Originally published Sunday, November 18, 2007 at 12:00 AM
Texas inmate seeks death; court says no
The first letter, neatly handwritten on lined paper, arrived at the federal courthouse in Dallas nearly a year and a half ago with a simple...
The Associated Press
LIVINGSTON, Texas — The first letter, neatly handwritten on lined paper, arrived at the federal courthouse in Dallas nearly a year and a half ago with a simple address: U.S. District Clerk's Office.
"I am a college graduate and have no delusions what will occur as an end result of these proceedings," death-row inmate Michael Rodriguez wrote in the first of a series of notes.
Rodriguez, one of the notorious Texas Seven, who escaped from state prison in 2000 and killed a police officer while on the lam, has dropped his appeals and wants to die.
He can't.
A federal judge signed off on Rodriguez's request Sept. 27, two days after the U.S. Supreme Court decided to review the constitutionality of lethal injection in a Kentucky case. But a state judge won't set an execution date for Rodriguez until after the high court rules on the Kentucky case.
Rodriguez told a psychologist who interviewed him before a competency hearing that he "had to accept his death sentence and submit to it as payment in order to be forgiven and obtain salvation."

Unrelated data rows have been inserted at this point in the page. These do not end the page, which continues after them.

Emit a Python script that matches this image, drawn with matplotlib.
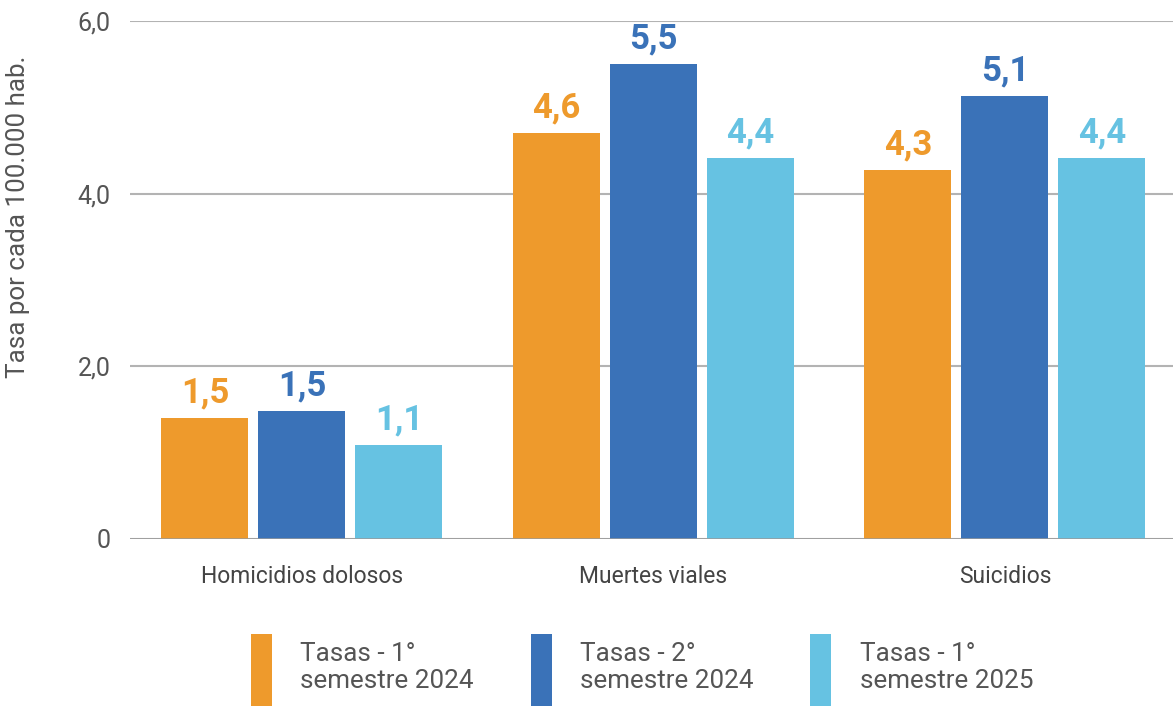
import matplotlib
matplotlib.use("Agg")
import matplotlib.pyplot as plt
import numpy as np

categories = ["Homicidios dolosos", "Muertes viales", "Suicidios"]
series_names = ["Tasas - 1°\nsemestre 2024", "Tasas - 2°\nsemestre 2024", "Tasas - 1°\nsemestre 2025"]
s1_values = [1.40, 4.70, 4.27]
s2_values = [1.48, 5.50, 5.13]
s3_values = [1.09, 4.41, 4.41]
s1_labels = ["1,5", "4,6", "4,3"]
s2_labels = ["1,5", "5,5", "5,1"]
s3_labels = ["1,1", "4,4", "4,4"]
yticks = [0, 2, 4, 6]
ytick_labels = ["0", "2,0", "4,0", "6,0"]
colors = ["#EE9A2C", "#3A72B8", "#66C2E2"]

plt.rcParams['font.family'] = ['Roboto', 'DejaVu Sans']

fig = plt.figure(figsize=(11.73, 7.06), dpi=100)
ax = fig.add_axes([130/1173, 1 - 539/706, 1 - 130/1173, (539 - 21)/706])

x = np.arange(len(categories))
width = 0.2475
step = 0.276
series = [s1_values, s2_values, s3_values]
labels = [s1_labels, s2_labels, s3_labels]
handles = []
for i, (vals, labs) in enumerate(zip(series, labels)):
    bars = ax.bar(x + (i - 1) * step, vals, width, color=colors[i], label=series_names[i], zorder=3)
    handles.append(bars)
    for b, lab in zip(bars, labs):
        ax.text(b.get_x() + b.get_width()/2, b.get_height() + 0.1, lab, ha="center", va="bottom",
                fontsize=25, fontweight="bold", color=colors[i])

ax.set_xlim(-0.489, 2.478)
ax.set_ylim(0, 6.0)
ax.set_yticks(yticks)
ax.set_yticklabels(ytick_labels)
ax.set_xticks(x)
ax.set_xticklabels(categories)
ax.tick_params(axis="y", length=0, pad=14, labelsize=18, labelcolor="#555555")
ax.tick_params(axis="x", length=0, pad=19, labelsize=16.5, labelcolor="#444444")
for s in ax.spines.values():
    s.set_visible(False)
ax.grid(axis="y", color="#b3b3b3", linewidth=1.5, zorder=0)
ax.axhline(0, color="#9a9a9a", linewidth=1.8, zorder=4)
fig.text(18/1173, 1 - 217/706, "Tasa por cada 100.000 hab.", rotation=90, ha="center", va="center",
         fontsize=18.7, color="#555555")

leg = fig.legend(handles=handles, labels=series_names, loc="lower left",
                 bbox_to_anchor=(251/1173, 0.0), ncol=3, frameon=False,
                 fontsize=18.7, handlelength=0.81, handleheight=3.9, handletextpad=1.08,
                 columnspacing=2.2, labelcolor="#555555", borderaxespad=0.0, borderpad=0.0)

fig.savefig("out.png", dpi=100)
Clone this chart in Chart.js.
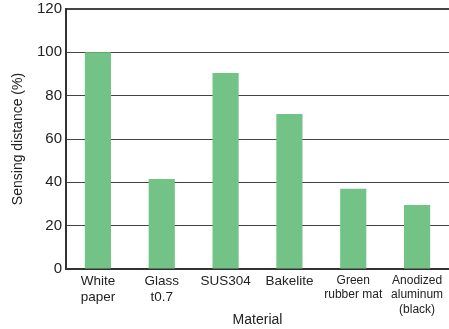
<!DOCTYPE html>
<html>
<head>
<meta charset="utf-8">
<script src="https://cdn.jsdelivr.net/npm/chart.js@4"></script>
<style>
  html, body { margin: 0; padding: 0; background: #fff; }
  #wrap { width: 449px; height: 329px; }
</style>
</head>
<body>
<div id="wrap"><canvas id="chart"></canvas></div>
<script>
const categories = [
  ["White", "paper"],
  ["Glass", "t0.7"],
  ["SUS304"],
  ["Bakelite"],
  ["Green", "rubber mat"],
  ["Anodized", "aluminum", "(black)"]
];
const sensingDistance = [100, 41.5, 90.5, 71.5, 37, 29.5];
const yTicks = [0, 20, 40, 60, 80, 100, 120];

const fontFamily = "'Liberation Sans', Arial, sans-serif";

const data = {
  labels: categories,
  datasets: [
    {
      label: "Sensing distance",
      backgroundColor: "#72c385",
      borderWidth: 0,
      data: sensingDistance,
      barPercentage: 0.41,
      categoryPercentage: 1
    }
  ]
};

const config = {
  type: "bar",
  data: data,
  options: {
    responsive: true,
    maintainAspectRatio: false,
    animation: false,
    layout: { padding: { left: 0, right: 0, top: 9, bottom: 0 } },
    plugins: { legend: { display: false }, tooltip: { enabled: false } },
    scales: {
      x: {
        grid: { display: false, drawTicks: false },
        border: { display: true, color: "#333", width: 2 },
        ticks: {
          color: "#222",
          padding: 4,
          maxRotation: 0,
          autoSkip: false,
          font: (ctx) => ({
            family: fontFamily,
            size: ctx.index >= 4 ? 12 : 13.5,
            lineHeight: 1.22
          })
        },
        title: {
          display: true,
          text: "Material",
          color: "#222",
          font: { family: fontFamily, size: 14 },
          padding: { top: 0, bottom: 0 }
        },
        afterFit: (scale) => { scale.height = 60; }
      },
      y: {
        min: 0,
        max: 120,
        afterBuildTicks: (scale) => { scale.ticks = yTicks.map(v => ({ value: v })); },
        grid: {
          drawTicks: false,
          color: "#444",
          lineWidth: (ctx) => (ctx.tick && ctx.tick.value === 120 ? 2 : 1)
        },
        border: { display: true, color: "#333", width: 2 },
        ticks: {
          color: "#222",
          padding: 4,
          font: { family: fontFamily, size: 15 }
        },
        title: {
          display: true,
          text: "Sensing distance (%)",
          color: "#222",
          font: { family: fontFamily, size: 14 },
          padding: { top: 10, bottom: 0 }
        },
        afterFit: (scale) => {
          scale.width = 66;
          scale.paddingTop = 0;
          scale.paddingBottom = 0;
        }
      }
    }
  }
};

const myChart = new Chart(document.getElementById("chart"), config);
</script>
</body>
</html>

Rodriguez and six other inmates overpowered workers at a southern Texas prison on Dec. 13, 2000. On Christmas Eve, while robbing a sporting-goods store in a Dallas suburb, they shot officer Aubrey Hawkins, 29, 11 times. Police caught up with the gang a month later in Colorado.
A jury convicted Rodriguez and sent him to death row in May 2002 for his role. Rodriguez admitted pulling the officer from his patrol car.
Rodriguez, who declined to be interviewed, was serving a life sentence for hiring a hit man to kill his wife.
Rodriguez's lawyer, Danny Burns, has urged his client to continue appeals.